Ülkemiz, işte tüm dünyanın yaşadığı bu sorunları yaşamaktadır. Mevcut cumhurbaşkanlığı hükümet sisteminin ciddi sıkıntıları vardır. Bunları çözebilmek için neler yapılmalıdır? Mevcut iktidar bloğu sistemi kökleştirmek için ciddi değişiklikler yapmayı planlamaktadır. Model cumhurbaşkanlığı hükümet sisteminden, tam bir başkanlık modeline geçme projesidir. Muhalefet ise tekrar parlamenter sisteme dönüş çalışmaları yapmaktadır. Buradaki model güçlendirilmiş parlamenter sistemdir. Her iki modelin de dünyada kötü ve iyi örnekleri mevcuttur.
PEKİ NE YAPMALI?
Yol yakın iken acilen yeni bir anayasa yapılmalıdır.
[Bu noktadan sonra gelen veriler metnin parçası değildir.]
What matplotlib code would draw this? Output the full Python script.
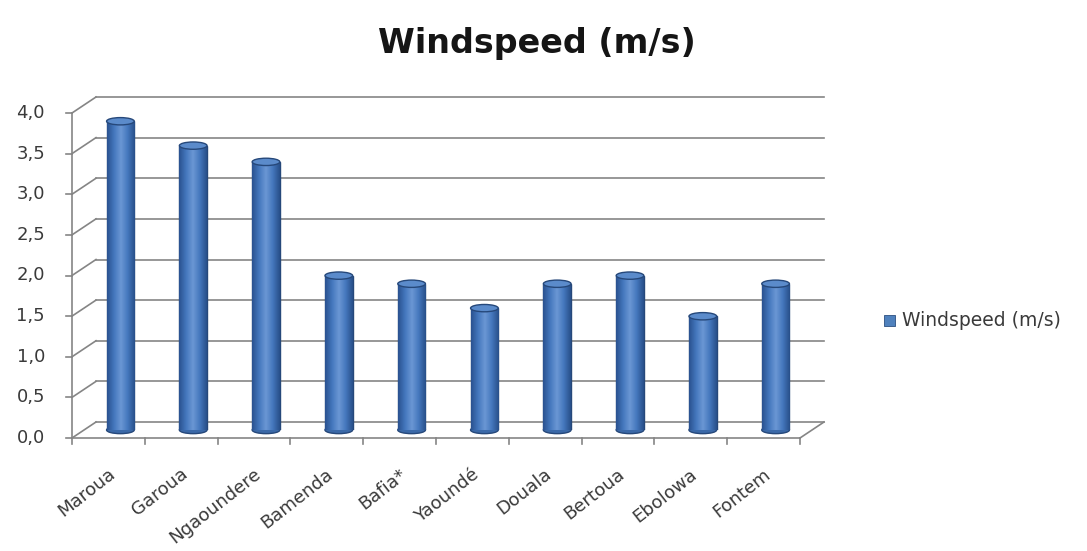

Özellikle CHP ve AKP masada olmalı ve ülkenin gelecek yüzyılına damga vuracak yeni bir anayasa ve buna bağlı kanun değişikliklerini yapabilmelidir. Ülkenin hukuk sistemi, devlet hiyerarşisi, ekonomik politikaları tekrar gözden geçirilmeli ve ülkemiz için uygun olan güçler ayrılığı esasına dayalı yarı başkanlık sistemi için ciddi çalışmalar yapılmalıdır.
Bu çalışmalar ışığında herkes elini taşın altına koymalıdır. Dünyada pek çok yönetim şekli mevcuttur. Tek ve mükemmel bir model yoktur. Ama bizim gibi Doğu ile Batı kültürleri arasına sıkışmış ülkeler için yarı başkanlık sisteminin daha uygun olacağı kanaatindeyim.
Şimdi yapılması gereken, ‘söz konusu vatansa gerisi teferruattır’ deyip kolları çemreyerek ülkenin gelecek yüz yılını kurtarmaktır. Tarih bu programı yapanları ve bu masaya oturanları yüz yıl sonra dahi unutmayacaktır.